En sortant, je vois toutes sortes d'uniforme de policiers et de militaires. Si elle a fait des courses, quoique je n'ai pas vu son caddie, elle ne risque pas de se les faire dérober.
C'était la veille des élections internes du PS, qui ont battu un record d'indifférence général. J'avais cru comprendre qu'elle était du côté des frondeurs mais elle s'est ralliée au gouvernement. Que comprendre ? Que tout est dérisoire ? D'ailleurs, les frondeurs n'ont-ils pas accepté la loi du gourvernement. En pensant à leur meneur, on sort le proverbe "Les siens aboient et le car de Vals passe". Dans leur fronde, ils n'avaient mis que des boulettes en papier. Ce n'est pas avec elles qu'on prend la citadelle de Bercy ni qu'on change de politique. Et qu'on accroit sa crédibilité auprès des électeurs.
Le lendemain, dans la presse locale, je ne l'ai vue ni en photo ni citée dans l'article. Par contre on parlait beaucoup de cette chaine de café américaine qui allait s'installer dans le centre commercial.
Cette chaine avait batti son succès en proposant aux Yankees un café qui ressemblait au café européen. La voilà donc qui vient en France vendre du café comme on en boit chez nous, embaucher quelques personnes pour le servir et rapatrier nos devises de l'autre côté de l'Atlantique. La presse s'émeut de joie que la chaine va créer des emplois.
Dehors, les Lillois, qui sont des gens sympatiques, se rassemblent aux nombreuses terrasses devant une bière. Est-ce judicieux d'accueillir un concurrent à nos troquets alors que les panneaux "à louer" et "à vendre" se multiplient ?
Pauvre Martine ! La fédération PS du Nord, l'une des plus importantes de France, a tourné vendredi 12 juin la page Martine Aubry en préférant Martine Filleul au candidat qu'elle soutenait.

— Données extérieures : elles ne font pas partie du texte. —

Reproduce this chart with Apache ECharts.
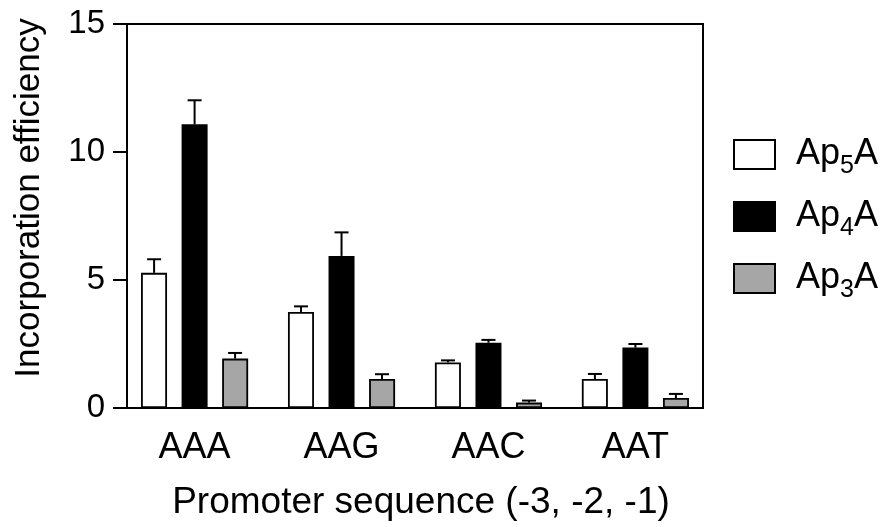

Un an après les municipales, ce sont déjà celles de 2020 qui sont en jeu. Elle souhaite laisser la mairie à François Lamy, ex ministre. Mais les vieux Mauroyistes ne veulent plus de Martine et la rancoeur est un plat qui ne se mange pas dans la tiédeur.
Après une bataille aussi âpre perdue, c'est la retraite qui se profile et qui rime avec défaite.
Le Nord était un bastion socialiste. Les industries traditionnelles se sont effondrées. Les batiments sont à l'abandon et l'économie en friche. Les électeurs se détournent du PS. L’IFOP a réalisé un sondage sur un échantillon de 876 personnes interrogées par téléphone dans la grande région Nord - Pas-de-Calais - Picardie entre le 4 et le 8 juin. La Voix du Nord révêle que le FN arrive en tête, mais en léger repli par rapport aux départementales où ses scores atteignaient 35 %. Xavier Bertrand récolterait 28 % le PS entre 17 % et 24 % suivant les alliances. La décadence, c'est maintenant.
Un instant, songeons au climat boute-en-train apporté à l'Europe si celle que la rumeur présentait comme le premier ministre de 2002, avait travaillé de concert avec Madame Merkel.
En attendant, dans un coin VIP de l'hypermarché d'Euralille, celle qui pensait gouverner la France depuis la place de Matignon se contentait de commander un café dans l'espace de dégustation.